The volatility that hit global equity markets in late August and late September following fears of a slowdown in China has now subsided but has left scars that continue to impact the equity markets and are making investors more demanding.
"Whilst volatility has reduced, confidence levels aren't sky high and people are still waiting to see what the Fed is going to do around interest rates. There are a lot of things on the horizon that could unsettle investors," said Tom Johnson co-head of EMEA equity capital markets(ECM) at Barclays.
The IPO markets were similarly rocked in September and October last year, as market turbulence spooked investors. But while on that occasion the Eurostoxx 50 lost around 400 points before it rallied, this year the figure was closer to 600.
The investor base has also shrunk as some funds are not looking to invest near the end of the year.
"Hedge fund performance has been mixed over the course of the year and they are often key marginal buyers in IPOs," said Craig Coben, global co-head of ECM at Bank of America Merrill Lynch, who added that it had also been a middling year for many institutional investors.
The gulf between the price investors are demanding and companies are expecting could push the latter to consider alternatives to market listings.

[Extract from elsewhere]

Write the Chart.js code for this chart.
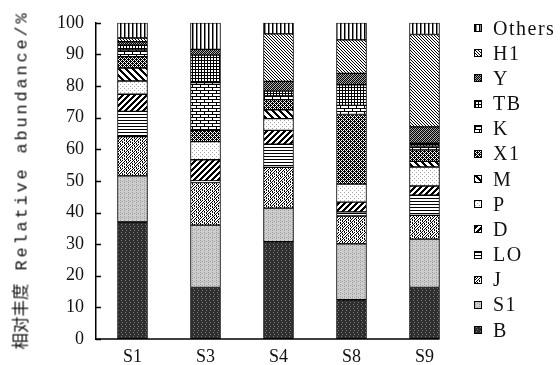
<!DOCTYPE html>
<html>
<head>
<meta charset="utf-8">
<script src="https://cdn.jsdelivr.net/npm/chart.js@4/dist/chart.umd.min.js"></script>
<style>
  html, body { margin: 0; padding: 0; background: #fff; }
  #wrap { position: relative; width: 560px; height: 365px; overflow: hidden; }
  #c { position: absolute; left: 0; top: 0; }
  #ytitle { position: absolute; left: 21px; top: 180px; white-space: nowrap;
    transform: translate(-50%, -50%) rotate(-90deg); color: #111; line-height: 17px; }
  #ytitle .cjk { font-family: "Noto Sans CJK SC", sans-serif; font-size: 16.5px; letter-spacing: 0; }
  #ytitle .lat { font-family: "Liberation Mono", monospace; font-size: 17px; letter-spacing: 2.8px; }
  .lg { position: absolute; left: 474px; height: 25px; display: flex; align-items: center;
    font-family: "Liberation Serif", serif; font-size: 20px; letter-spacing: 1.5px; color: #111; }
  .lg canvas { border: 1px solid #000; width: 6px; height: 6px; margin-right: 11px; }
</style>
</head>
<body>
<div id="wrap">
  <canvas id="c" width="560" height="365"></canvas>
  <div id="ytitle"><span class="cjk">相对丰度</span><span class="lat"> Relative abundance/%</span></div>
</div>
<script>
// ---- data ----
const categories = ['S1', 'S3', 'S4', 'S8', 'S9'];
const seriesNames = ['B', 'S1', 'J', 'LO', 'D', 'P', 'M', 'X1', 'K', 'TB', 'Y', 'H1', 'Others'];
const B      = [37.0, 16.3, 30.8, 12.4, 16.3];
const S1     = [14.6, 19.7, 10.6, 17.7, 15.3];
const J      = [12.4, 13.5, 12.9,  8.8,  7.5];
const LO     = [ 8.0,  0.5,  7.3,  1.3,  6.4];
const D      = [ 5.4,  6.7,  4.4,  3.1,  2.9];
const P      = [ 4.2,  5.7,  3.7,  5.7,  6.0];
const M      = [ 4.1,  0.0,  2.8,  0.0,  1.8];
const X1     = [ 3.6,  3.6,  3.2, 22.0,  3.6];
const K      = [ 2.1, 15.1,  1.2,  2.9,  1.2];
const TB     = [ 1.5,  8.7,  1.5,  6.5,  0.9];
const Y      = [ 1.1,  1.8,  3.1,  3.6,  5.2];
const H1     = [ 1.2,  0.0, 15.0, 10.6, 29.2];
const Others = [ 4.8,  8.4,  3.5,  5.4,  3.7];
const yTicks = [0, 10, 20, 30, 40, 50, 60, 70, 80, 90, 100];

const seriesValues = [B, S1, J, LO, D, P, M, X1, K, TB, Y, H1, Others];

// ---- pattern styles (bitmaps) ----
const palette = { '#': '#000000', '.': '#ffffff', 'g': '#8a8a8a', 'd': '#2e2e2e', 'm': '#5e5e5e',
  'l': '#cdcdcd', 'k': '#9c9c9c', 'p': '#a8a8a8', 'q': '#7a7a7a', 'w': '#bdbdbd' };
const tiles = {
  B:  ['dqdd', 'dddd', 'ddqd', 'dddd'],
  S1: ['klll', 'llkl', 'klll', 'llll'],
  J:  ['#.#..#..', '.#..#.#.', '#..#..#.', '..#.#..#', '.#..#.#.', '#.#...#.', '..#.#..#', '#...#.#.'],
  LO: ['####', '....', '....'],
  D:  null, M: null, H1: null,
  P:  ['p...', '....', '..p.', '....'],
  X1: ['#.#.', '.###', '#.#.', '##.#'],
  K:  ['########', '#.......', '#.......', '########', '....#...', '....#...'],
  TB: ['###', '#..', '#..'],
  Y:  ['#g#w', 'g#w#', '#w#g', 'w#g#'],
  Others: ['#g..']
};
function diag(n, on, back) {
  const rows = [];
  for (let y = 0; y < n; y++) {
    let s = '';
    for (let x = 0; x < n; x++) {
      const v = back ? ((x - y) % n + n) % n : (x + y) % n;
      s += v < on ? '#' : '.';
    }
    rows.push(s);
  }
  return rows;
}
tiles.D = diag(6, 3, false);
tiles.M = diag(7, 3, true);
tiles.H1 = diag(3, 1, true);

function makePattern(name) {
  const rows = tiles[name];
  const c = document.createElement('canvas');
  c.width = rows[0].length; c.height = rows.length;
  const x = c.getContext('2d');
  rows.forEach((r, j) => { for (let i = 0; i < r.length; i++) { x.fillStyle = palette[r[i]]; x.fillRect(i, j, 1, 1); } });
  return c;
}
const ctxMain = document.getElementById('c').getContext('2d');
const patterns = {};
seriesNames.forEach(n => { patterns[n] = ctxMain.createPattern(makePattern(n), 'repeat'); });

// ---- legend (HTML, reversed order) ----
const wrap = document.getElementById('wrap');
seriesNames.slice().reverse().forEach((n, i) => {
  const row = document.createElement('div');
  row.className = 'lg';
  row.style.top = (15.5 + i * 25.17) + 'px';
  const sw = document.createElement('canvas');
  sw.width = 6; sw.height = 6;
  const sx = sw.getContext('2d');
  sx.fillStyle = sx.createPattern(makePattern(n), 'repeat');
  sx.fillRect(0, 0, 6, 6);
  row.appendChild(sw);
  const t = document.createElement('span');
  t.textContent = n;
  row.appendChild(t);
  wrap.appendChild(row);
});

// ---- axis decorations ----
const axisPlugin = {
  id: 'axisDeco',
  afterDatasetsDraw(chart) {
    const { ctx, chartArea, scales } = chart;
    const ys = scales.y;
    ctx.save();
    ctx.strokeStyle = '#000';
    ctx.lineWidth = 1.5;
    ys.ticks.forEach((t, i) => {
      const py = Math.round(ys.getPixelForTick(i)) + 0.5;
      ctx.beginPath();
      ctx.moveTo(chartArea.left, py);
      ctx.lineTo(chartArea.left + 5, py);
      ctx.stroke();
    });
    const meta = chart.getDatasetMeta(0);
    const last = meta.data[meta.data.length - 1];
    const right = last.x + last.width / 2;
    ctx.beginPath();
    ctx.moveTo(chartArea.left - 0.75, chartArea.bottom);
    ctx.lineTo(right, chartArea.bottom);
    ctx.stroke();
    ctx.restore();
  }
};

new Chart(ctxMain, {
  type: 'bar',
  data: {
    labels: categories,
    datasets: seriesNames.map((n, i) => ({
      label: n,
      data: seriesValues[i],
      backgroundColor: patterns[n],
      borderColor: '#000',
      borderWidth: 1,
      borderSkipped: false,
      barThickness: 30
    }))
  },
  options: {
    responsive: false,
    animation: false,
    devicePixelRatio: 1,
    layout: { padding: { left: 52, right: 99, top: 17, bottom: 0 } },
    plugins: { legend: { display: false }, tooltip: { enabled: false } },
    scales: {
      x: {
        stacked: true,
        grid: { display: false, tickLength: 0 },
        border: { display: false },
        ticks: { color: '#111', padding: 7, font: { family: 'Liberation Serif', size: 18 } },
        afterFit: s => { s.height = 26; }
      },
      y: {
        stacked: true,
        min: 0, max: 100,
        afterBuildTicks: s => { s.ticks = yTicks.map(v => ({ value: v })); },
        grid: { display: false, tickLength: 0 },
        border: { display: true, color: '#000', width: 1.5 },
        ticks: { color: '#111', padding: 12, font: { family: 'Liberation Serif', size: 18 } },
        afterFit: s => { s.width = 44; }
      }
    }
  },
  plugins: [axisPlugin]
});
</script>
</body>
</html>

"A lot of IPOs have been completed and gone well, which will encourage issuers for 2016. That said, valuations have been tighter in the second half of the year which could see more vendors revisiting alternatives like a trade sale or a private equity bid," said Johnson.
It is still unclear how the market will react to the listings being prepared for next year, said Bennett at Fidelity, but some of the companies that still plan to list in 2015 will have to either postpone their deals or change their plans.
"I don't think all of them are going to make it over the line," he said.
Vendor's price expectations need to descend to come in line with what investors are willing to pay, said Bennett, but other factors could also help reinvigorate the IPO market.
There are a number of capital raises expected in the coming weeks and months, especially in the financials sector, including that of Credit Suisse and several Greek banks, which will compete with IPOs for the attention of investors.
"These fund raisings are never small so do take liquidity from IPO market," said Bennett. "Once those end it could free up funds for IPOs."